Instruction
Skip the pictures, please, and write out exactly the lines from the opening of the data through the line containing "import seaborn as sns".

Figure scripts
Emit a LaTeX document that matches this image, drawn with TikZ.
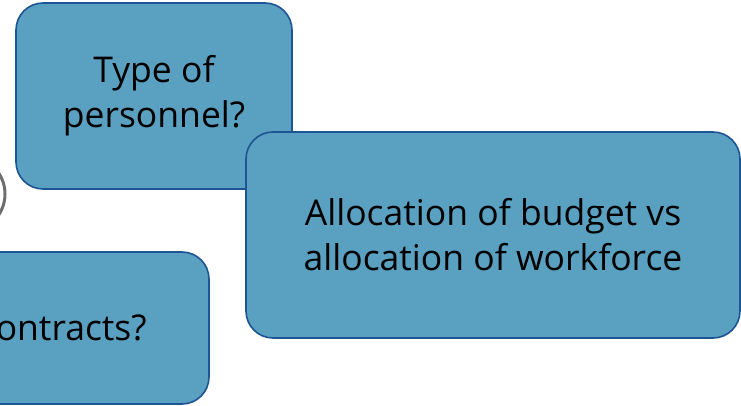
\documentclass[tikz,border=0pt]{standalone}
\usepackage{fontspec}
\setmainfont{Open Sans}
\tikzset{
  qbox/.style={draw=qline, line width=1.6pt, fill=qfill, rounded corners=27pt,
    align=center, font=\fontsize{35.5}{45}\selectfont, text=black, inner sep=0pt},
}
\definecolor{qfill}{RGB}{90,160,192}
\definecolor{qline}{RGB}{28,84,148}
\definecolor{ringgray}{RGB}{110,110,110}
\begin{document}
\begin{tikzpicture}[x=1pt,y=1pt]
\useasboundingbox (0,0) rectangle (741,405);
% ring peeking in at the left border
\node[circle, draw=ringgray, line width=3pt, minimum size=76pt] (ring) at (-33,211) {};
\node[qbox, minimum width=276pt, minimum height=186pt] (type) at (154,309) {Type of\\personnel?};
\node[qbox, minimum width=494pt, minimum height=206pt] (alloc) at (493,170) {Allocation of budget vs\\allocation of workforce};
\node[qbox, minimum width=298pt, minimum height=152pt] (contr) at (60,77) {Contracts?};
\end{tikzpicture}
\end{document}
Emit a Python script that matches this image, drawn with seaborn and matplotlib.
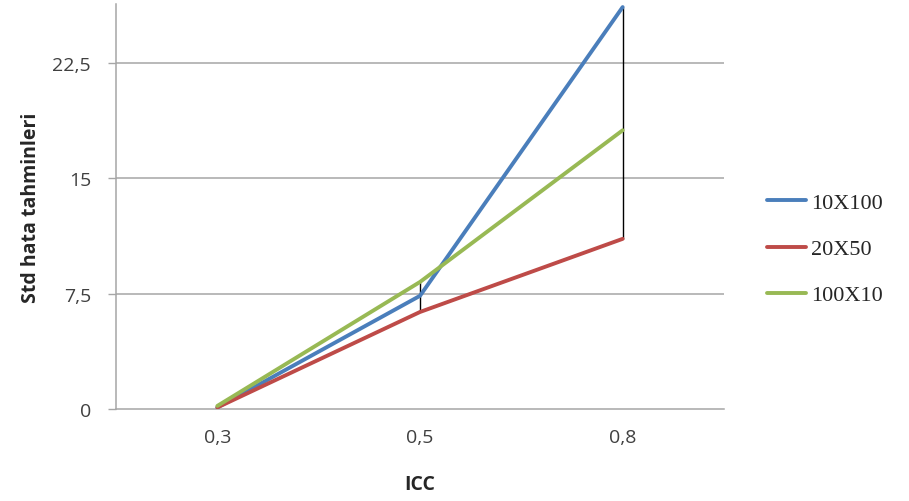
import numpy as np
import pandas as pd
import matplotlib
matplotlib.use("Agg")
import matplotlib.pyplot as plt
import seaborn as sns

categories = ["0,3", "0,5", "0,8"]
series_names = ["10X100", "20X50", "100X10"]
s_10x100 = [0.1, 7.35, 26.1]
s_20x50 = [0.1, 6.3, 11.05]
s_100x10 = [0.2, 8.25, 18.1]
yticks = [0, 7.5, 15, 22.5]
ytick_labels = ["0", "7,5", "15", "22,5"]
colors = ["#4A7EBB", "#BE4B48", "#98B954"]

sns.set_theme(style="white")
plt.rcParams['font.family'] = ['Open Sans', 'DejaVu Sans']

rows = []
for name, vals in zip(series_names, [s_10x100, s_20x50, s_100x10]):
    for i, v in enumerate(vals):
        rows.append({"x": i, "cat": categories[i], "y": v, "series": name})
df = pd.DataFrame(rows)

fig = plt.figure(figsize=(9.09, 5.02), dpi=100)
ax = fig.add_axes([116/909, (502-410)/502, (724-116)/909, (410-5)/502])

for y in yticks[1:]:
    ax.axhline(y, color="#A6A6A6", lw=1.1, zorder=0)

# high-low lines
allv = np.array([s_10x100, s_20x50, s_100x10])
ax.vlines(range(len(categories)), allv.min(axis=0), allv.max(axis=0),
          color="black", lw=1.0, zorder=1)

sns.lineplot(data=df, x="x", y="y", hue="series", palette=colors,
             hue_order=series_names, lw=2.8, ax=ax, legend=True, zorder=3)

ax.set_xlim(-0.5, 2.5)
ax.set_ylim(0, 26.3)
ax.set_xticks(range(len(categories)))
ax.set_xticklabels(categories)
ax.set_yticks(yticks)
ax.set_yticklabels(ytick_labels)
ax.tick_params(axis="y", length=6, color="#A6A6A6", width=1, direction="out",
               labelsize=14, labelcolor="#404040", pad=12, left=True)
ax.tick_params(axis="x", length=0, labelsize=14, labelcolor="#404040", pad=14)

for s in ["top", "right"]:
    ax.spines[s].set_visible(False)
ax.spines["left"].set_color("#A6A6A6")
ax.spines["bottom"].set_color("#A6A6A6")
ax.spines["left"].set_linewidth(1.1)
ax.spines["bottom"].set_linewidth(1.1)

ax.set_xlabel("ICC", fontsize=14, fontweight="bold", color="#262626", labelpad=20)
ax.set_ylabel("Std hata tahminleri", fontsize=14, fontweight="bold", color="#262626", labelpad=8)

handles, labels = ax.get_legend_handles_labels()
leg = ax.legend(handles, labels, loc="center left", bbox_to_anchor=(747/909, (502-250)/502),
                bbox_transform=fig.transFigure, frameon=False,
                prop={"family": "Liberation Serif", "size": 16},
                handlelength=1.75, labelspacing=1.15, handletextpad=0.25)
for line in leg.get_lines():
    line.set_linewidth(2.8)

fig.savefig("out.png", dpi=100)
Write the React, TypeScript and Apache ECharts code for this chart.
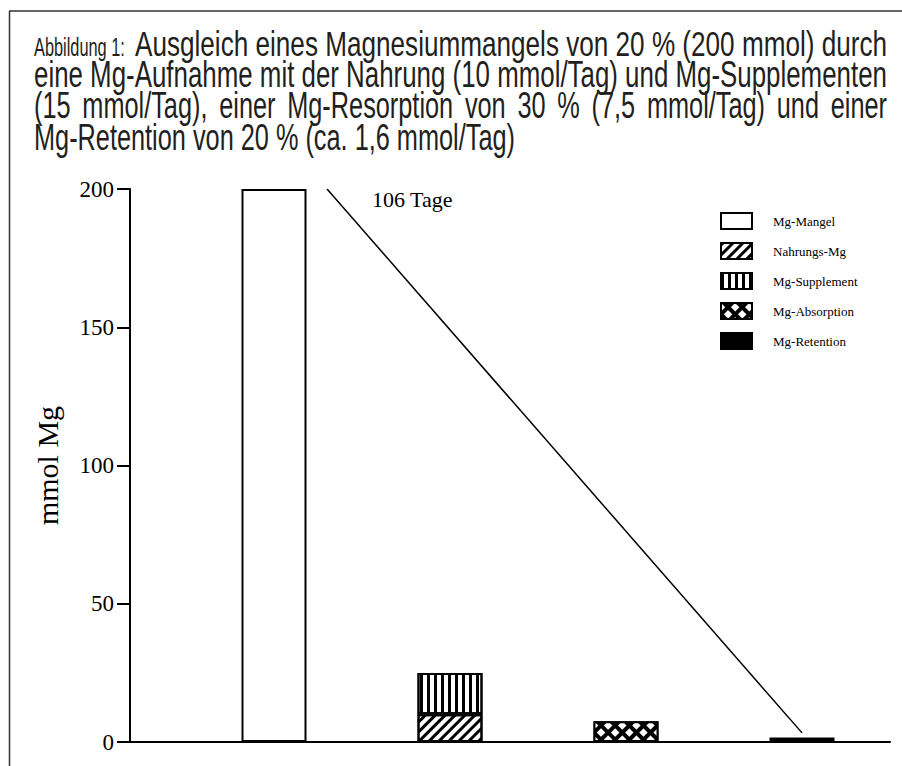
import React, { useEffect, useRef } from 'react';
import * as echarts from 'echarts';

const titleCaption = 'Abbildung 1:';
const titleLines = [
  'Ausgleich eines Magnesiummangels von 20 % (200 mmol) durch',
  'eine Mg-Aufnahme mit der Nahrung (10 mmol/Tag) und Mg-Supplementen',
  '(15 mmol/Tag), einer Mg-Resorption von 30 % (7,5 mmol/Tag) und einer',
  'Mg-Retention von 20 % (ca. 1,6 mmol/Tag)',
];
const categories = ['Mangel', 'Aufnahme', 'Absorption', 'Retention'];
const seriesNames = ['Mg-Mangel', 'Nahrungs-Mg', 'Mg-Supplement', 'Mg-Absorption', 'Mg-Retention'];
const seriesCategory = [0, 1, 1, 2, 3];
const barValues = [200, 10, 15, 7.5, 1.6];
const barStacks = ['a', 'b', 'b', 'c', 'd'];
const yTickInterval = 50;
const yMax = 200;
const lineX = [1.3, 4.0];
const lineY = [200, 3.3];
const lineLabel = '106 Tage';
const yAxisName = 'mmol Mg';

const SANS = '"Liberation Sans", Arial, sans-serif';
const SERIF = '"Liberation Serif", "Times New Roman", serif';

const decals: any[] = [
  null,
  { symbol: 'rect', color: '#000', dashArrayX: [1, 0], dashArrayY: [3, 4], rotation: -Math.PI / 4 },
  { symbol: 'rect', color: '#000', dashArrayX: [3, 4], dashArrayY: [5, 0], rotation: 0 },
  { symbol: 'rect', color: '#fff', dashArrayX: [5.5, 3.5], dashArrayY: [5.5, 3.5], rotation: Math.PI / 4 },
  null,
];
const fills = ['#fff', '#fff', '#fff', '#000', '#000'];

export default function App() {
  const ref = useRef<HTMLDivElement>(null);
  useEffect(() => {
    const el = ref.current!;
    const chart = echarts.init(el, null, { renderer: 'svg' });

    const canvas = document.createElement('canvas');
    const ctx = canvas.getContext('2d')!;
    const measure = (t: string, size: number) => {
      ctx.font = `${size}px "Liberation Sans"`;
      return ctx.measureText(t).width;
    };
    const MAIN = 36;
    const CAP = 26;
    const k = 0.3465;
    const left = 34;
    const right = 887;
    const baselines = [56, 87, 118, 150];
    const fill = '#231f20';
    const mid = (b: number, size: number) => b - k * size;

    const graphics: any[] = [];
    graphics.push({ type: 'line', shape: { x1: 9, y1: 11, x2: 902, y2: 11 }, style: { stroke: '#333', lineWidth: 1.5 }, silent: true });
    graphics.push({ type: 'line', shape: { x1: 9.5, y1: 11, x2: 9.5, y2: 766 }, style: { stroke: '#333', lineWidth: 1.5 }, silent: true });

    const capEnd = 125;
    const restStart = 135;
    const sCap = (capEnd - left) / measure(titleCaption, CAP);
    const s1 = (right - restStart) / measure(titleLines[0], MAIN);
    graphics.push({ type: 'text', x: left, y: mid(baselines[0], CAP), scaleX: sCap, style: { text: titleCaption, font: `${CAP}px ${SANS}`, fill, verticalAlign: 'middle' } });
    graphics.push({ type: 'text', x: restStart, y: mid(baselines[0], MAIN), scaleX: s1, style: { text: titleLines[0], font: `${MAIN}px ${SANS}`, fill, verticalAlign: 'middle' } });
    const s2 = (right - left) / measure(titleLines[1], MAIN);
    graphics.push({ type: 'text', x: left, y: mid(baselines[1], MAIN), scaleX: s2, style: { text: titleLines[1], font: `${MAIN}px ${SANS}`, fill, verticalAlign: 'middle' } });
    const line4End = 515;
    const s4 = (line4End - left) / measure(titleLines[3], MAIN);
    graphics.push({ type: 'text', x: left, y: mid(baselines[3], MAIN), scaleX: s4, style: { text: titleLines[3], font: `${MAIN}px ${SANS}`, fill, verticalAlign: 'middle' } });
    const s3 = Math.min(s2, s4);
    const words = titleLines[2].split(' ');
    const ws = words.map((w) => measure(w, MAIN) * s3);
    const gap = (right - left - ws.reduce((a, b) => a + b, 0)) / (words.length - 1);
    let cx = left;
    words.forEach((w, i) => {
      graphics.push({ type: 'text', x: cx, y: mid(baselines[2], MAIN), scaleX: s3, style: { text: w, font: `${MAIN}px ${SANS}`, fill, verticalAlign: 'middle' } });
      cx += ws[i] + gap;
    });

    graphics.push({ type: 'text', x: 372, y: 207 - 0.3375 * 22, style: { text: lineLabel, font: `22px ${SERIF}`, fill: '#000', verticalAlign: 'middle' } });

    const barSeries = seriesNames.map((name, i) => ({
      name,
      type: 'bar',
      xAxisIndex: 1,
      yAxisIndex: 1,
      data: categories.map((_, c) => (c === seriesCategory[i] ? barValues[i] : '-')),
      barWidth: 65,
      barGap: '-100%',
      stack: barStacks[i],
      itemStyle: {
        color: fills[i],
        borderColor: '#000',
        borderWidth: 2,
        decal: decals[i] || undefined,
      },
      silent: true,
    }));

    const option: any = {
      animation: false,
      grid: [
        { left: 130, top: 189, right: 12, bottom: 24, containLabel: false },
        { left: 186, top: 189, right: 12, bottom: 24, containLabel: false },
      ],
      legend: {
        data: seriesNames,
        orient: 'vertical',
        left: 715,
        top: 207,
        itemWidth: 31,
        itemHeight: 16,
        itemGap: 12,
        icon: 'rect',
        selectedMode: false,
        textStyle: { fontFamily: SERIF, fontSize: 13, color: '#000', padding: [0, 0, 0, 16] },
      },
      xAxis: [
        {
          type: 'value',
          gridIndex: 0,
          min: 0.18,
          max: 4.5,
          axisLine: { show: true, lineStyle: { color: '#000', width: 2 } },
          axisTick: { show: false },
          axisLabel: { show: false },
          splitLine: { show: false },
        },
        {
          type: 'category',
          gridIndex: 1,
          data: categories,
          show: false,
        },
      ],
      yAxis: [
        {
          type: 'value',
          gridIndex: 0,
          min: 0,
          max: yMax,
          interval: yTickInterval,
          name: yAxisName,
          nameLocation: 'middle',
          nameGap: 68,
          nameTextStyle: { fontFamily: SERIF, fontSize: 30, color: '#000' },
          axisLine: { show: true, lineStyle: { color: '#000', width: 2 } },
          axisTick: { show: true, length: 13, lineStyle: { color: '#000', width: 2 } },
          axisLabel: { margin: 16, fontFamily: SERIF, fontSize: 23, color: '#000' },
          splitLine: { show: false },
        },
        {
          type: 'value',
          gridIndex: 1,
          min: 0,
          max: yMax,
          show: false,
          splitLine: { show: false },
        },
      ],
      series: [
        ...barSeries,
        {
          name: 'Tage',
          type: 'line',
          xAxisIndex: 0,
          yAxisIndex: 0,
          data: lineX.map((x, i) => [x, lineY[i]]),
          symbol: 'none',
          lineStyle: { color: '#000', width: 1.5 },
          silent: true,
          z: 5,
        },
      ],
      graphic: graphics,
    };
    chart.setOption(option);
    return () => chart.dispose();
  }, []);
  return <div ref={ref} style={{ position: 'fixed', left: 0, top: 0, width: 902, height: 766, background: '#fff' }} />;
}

Response
Emit a LaTeX document that matches this image, drawn with TikZ.
\documentclass[tikz,border=0pt]{standalone}
\usepackage{fontspec}
\setmainfont{Open Sans}
\tikzset{
  qbox/.style={draw=qline, line width=1.6pt, fill=qfill, rounded corners=27pt,
    align=center, font=\fontsize{35.5}{45}\selectfont, text=black, inner sep=0pt},
}
\definecolor{qfill}{RGB}{90,160,192}
\definecolor{qline}{RGB}{28,84,148}
\definecolor{ringgray}{RGB}{110,110,110}
\begin{document}
\begin{tikzpicture}[x=1pt,y=1pt]
\useasboundingbox (0,0) rectangle (741,405);
% ring peeking in at the left border
\node[circle, draw=ringgray, line width=3pt, minimum size=76pt] (ring) at (-33,211) {};
\node[qbox, minimum width=276pt, minimum height=186pt] (type) at (154,309) {Type of\\personnel?};
\node[qbox, minimum width=494pt, minimum height=206pt] (alloc) at (493,170) {Allocation of budget vs\\allocation of workforce};
\node[qbox, minimum width=298pt, minimum height=152pt] (contr) at (60,77) {Contracts?};
\end{tikzpicture}
\end{document}
Emit a Python script that matches this image, drawn with seaborn and matplotlib.
import numpy as np
import pandas as pd
import matplotlib
matplotlib.use("Agg")
import matplotlib.pyplot as plt
import seaborn as sns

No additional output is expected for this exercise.